Mais Fornes est sans doute le collaborateur régulier de King qui le comprend le mieux, plus encore que Mitch Gerads. Pourquoi ? Parce que Gerads a un style puissant mais aussi clivant que l'écriture de King - moi-même, j'ai parfois du mal avec le dessin trop informatisé de Gerads. Tandis que Fornes a cette classe des grands dessinateurs à l'ancienne, comme Lee Weeks à qui il fait de plus en plus penser sans le singer pour autant. Il rend les histoires belles mais surtout il les rend fluides, et ça, sans se faire mousser. C'est même ingrat pour lui car il est quelque peu éclipsé par la notoriété de King et donc on pourrait être enclin à mésestimer son apport. Pourtant, sans fioritures, il accepte cette mise en retrait au profit du récit, de l'écriture. Et ainsi tout sonne juste, tout est à sa place, toujours.

Comme Fornes n'use pas de découpage spectaculaire, la subtilité de ses procédés se trouve presque à la marge. C'est le graphisme d'un bruitage (comme lors de l'évasion des Dingbats et Warlord). C'est un imperceptible travelling avant sur Codename : Assassin quand il lorgne sur le bras en diamant de Metamorpho dans le bureau de Commodore Smith.. C'est Jack Ryder qui s'affale sur une table de restaurant, complètement soûl, tout en disant des choses compromettantes devant Liz Warner impassible, à l'écoute. Tous ces petits mouvements suggérés, tous ces artifices qui dynamisent une scène avec une action hors champ. Et c'est fort parce que, lorsque vous lisez ces scènes, ça ne vous frappe pas, mais vous vous en souvenez longtemps après et vous vous dîtes : "c'est bien amené parce que je ne l'avais pas vu venir."

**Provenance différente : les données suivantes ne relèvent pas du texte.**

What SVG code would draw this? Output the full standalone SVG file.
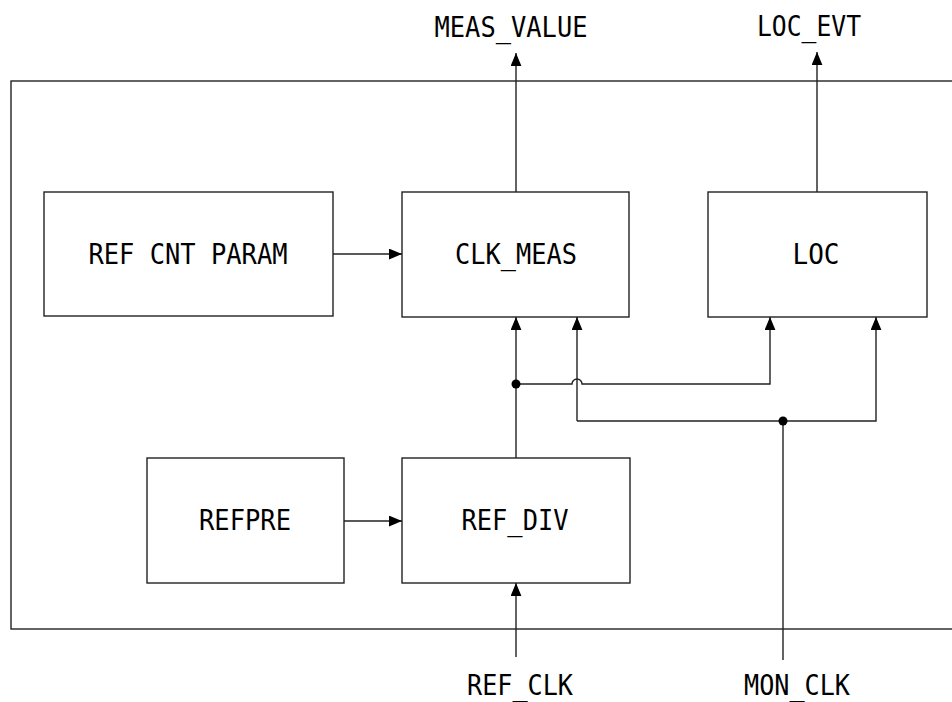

Et, en somme, c'est le résumé de Danger Street : on ne voit rien venir, on ne sait même pas trop comment ça fonctionne, comment des éléments aussi épars et différents se rejoignent, mais c'est bien amené. Si après ça, il y en a encore qui vous convainquent que Tom King dit toujours la même chose avec un air supérieur, dîtes-leur de lire Danger Street. On verra s'ils disent toujours ça après.